Si hay actualmente una fiebre financiera por las criptomonedas, que es un activo especulativo, pero que no es dinero, podemos prever que tarde o temprano éstas serán asimiladas y reguladas por los bancos centrales y otras instituciones del sistema financiero. Su formalización es inevitable, pero no fácil en el corto plazo. Lo que hoy les preocupa a todos los banqueros (centrales y privados) es que por ahora ellos están casi como simples testigos, legalmente fuera de la jugada de las monedas digitales. Su principal preocupación no es que la invención financiera sea riesgosa y virtual, sino que por su origen y evolución ellas han estado por ahora fuera de su corral.
En México ya está avanzado el plan para regular el mundo financiero digital (que no nos remite únicamente a las recónditas criptomonedas): la “Ley para regular las Instituciones de Tecnología Financiera” (Ley Fintech), ya aprobada en el Senado y en unos meses más, quizá después de las elecciones presidenciales del 2018, se discutirá (es un decir) en la Cámara de Diputados. Por la vía legislativa se pretende institucionalizar este nuevo activo para darle instrumentos de control y regulación al banco central.
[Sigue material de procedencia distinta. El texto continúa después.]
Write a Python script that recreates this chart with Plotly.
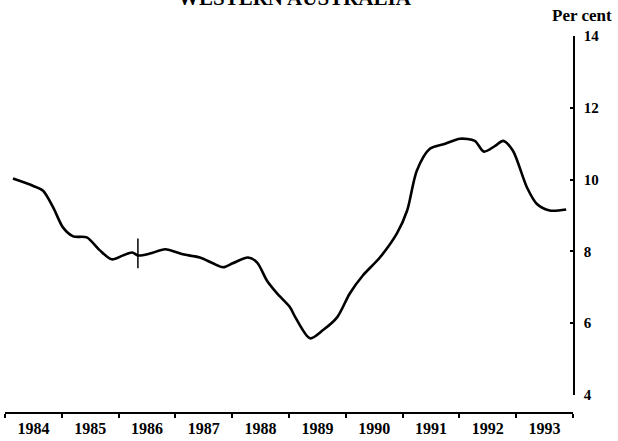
import plotly.graph_objects as go

# Data (decimal year, per cent)
years = [1984.14, 1984.49, 1984.67, 1984.85, 1985.02, 1985.20, 1985.44, 1985.67,
         1985.88, 1986.08, 1986.24, 1986.34, 1986.55, 1986.82, 1987.13, 1987.43,
         1987.66, 1987.84, 1988.01, 1988.28, 1988.44, 1988.61, 1988.79, 1989.02,
         1989.11, 1989.37, 1989.60, 1989.85, 1990.07, 1990.30, 1990.60, 1990.90,
         1991.08, 1991.25, 1991.48, 1991.75, 1992.01, 1992.27, 1992.43, 1992.63,
         1992.77, 1992.94, 1993.19, 1993.36, 1993.59, 1993.88]
values = [10.03, 9.83, 9.69, 9.22, 8.67, 8.42, 8.39, 8.03,
          7.78, 7.89, 7.97, 7.89, 7.94, 8.06, 7.92, 7.83,
          7.67, 7.56, 7.67, 7.83, 7.69, 7.19, 6.83, 6.44,
          6.17, 5.58, 5.81, 6.17, 6.83, 7.33, 7.83, 8.50,
          9.14, 10.25, 10.86, 11.00, 11.14, 11.08, 10.78, 10.94,
          11.08, 10.81, 9.78, 9.33, 9.14, 9.17]

# Series-break marker
break_x = [1986.34, 1986.34]
break_y = [8.36, 7.53]

year_labels = ["1984", "1985", "1986", "1987", "1988",
               "1989", "1990", "1991", "1992", "1993"]
year_starts = [1984, 1985, 1986, 1987, 1988, 1989, 1990, 1991, 1992, 1993]
y_ticks = [4, 6, 8, 10, 12, 14]

FONT = "Liberation Serif"

fig = go.Figure()
fig.add_trace(go.Scatter(x=years, y=values, mode="lines",
                         line=dict(color="black", width=2.6, shape="spline", smoothing=0.8),
                         showlegend=False, hoverinfo="skip"))
fig.add_trace(go.Scatter(x=break_x, y=break_y, mode="lines",
                         line=dict(color="black", width=1.5),
                         showlegend=False, hoverinfo="skip"))

fig.update_layout(
    width=618, height=441,
    margin=dict(l=5, r=45, t=36, b=28, autoexpand=False),
    paper_bgcolor="white", plot_bgcolor="white",
    font=dict(family=FONT, color="black", size=15, weight="bold"),
    xaxis=dict(
        range=[1984, 1994],
        tickvals=[y + 0.5 for y in year_starts],
        ticktext=year_labels,
        ticks="",
        showline=True, linecolor="black", linewidth=2,
        showgrid=False, zeroline=False,
        anchor="free", position=0,
        automargin=False,
        ticklabelstandoff=1,
        minor=dict(tick0=1984, dtick=1, ticks="outside", ticklen=4,
                   tickcolor="black", tickwidth=1.5, showgrid=False),
        tickfont=dict(family=FONT, size=16, color="black", weight="bold"),
    ),
    yaxis=dict(
        range=[4, 14],
        domain=[0.0476, 1],
        side="right",
        tickvals=y_ticks,
        ticks="inside", ticklen=3, tickcolor="black", tickwidth=1.5,
        showline=True, linecolor="black", linewidth=1.6,
        showgrid=False, zeroline=False,
        automargin=False,
        ticklabelstandoff=6,
        tickfont=dict(family=FONT, size=15, color="black", weight="bold"),
    ),
    annotations=[
        dict(text="Per cent", xref="paper", yref="paper", x=1.0722, y=1.025,
             xanchor="right", yanchor="bottom", showarrow=False,
             font=dict(family=FONT, size=17, color="black", weight="bold")),
        dict(text="WESTERN AUSTRALIA", xref="paper", yref="paper", x=0.51, y=1.063,
             xanchor="center", yanchor="bottom", showarrow=False,
             font=dict(family=FONT, size=21, color="black", weight="bold")),
    ],
)

fig.write_html("out.html", config={"displayModeBar": False},
               post_script="document.body.style.margin='0';document.body.style.overflow='hidden';")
Se espera así que las 239 empresas ahora dedicadas a las finanzas electrónicas tengan un marco legal que les permita crecer sin la mirada suspicaz de los organismos reguladores que existen.
Concluyo esa nota volviendo a citar a Jack Weatherford, que magistralmente sentencia: “La historia ha demostrado repetidas veces que ni el gobierno ni el mercado por sí solos son capaces de regular el mercado el dinero”. Sugerente tesis provocadora en estos tiempos de activos financieros cibernéticos que vivimos.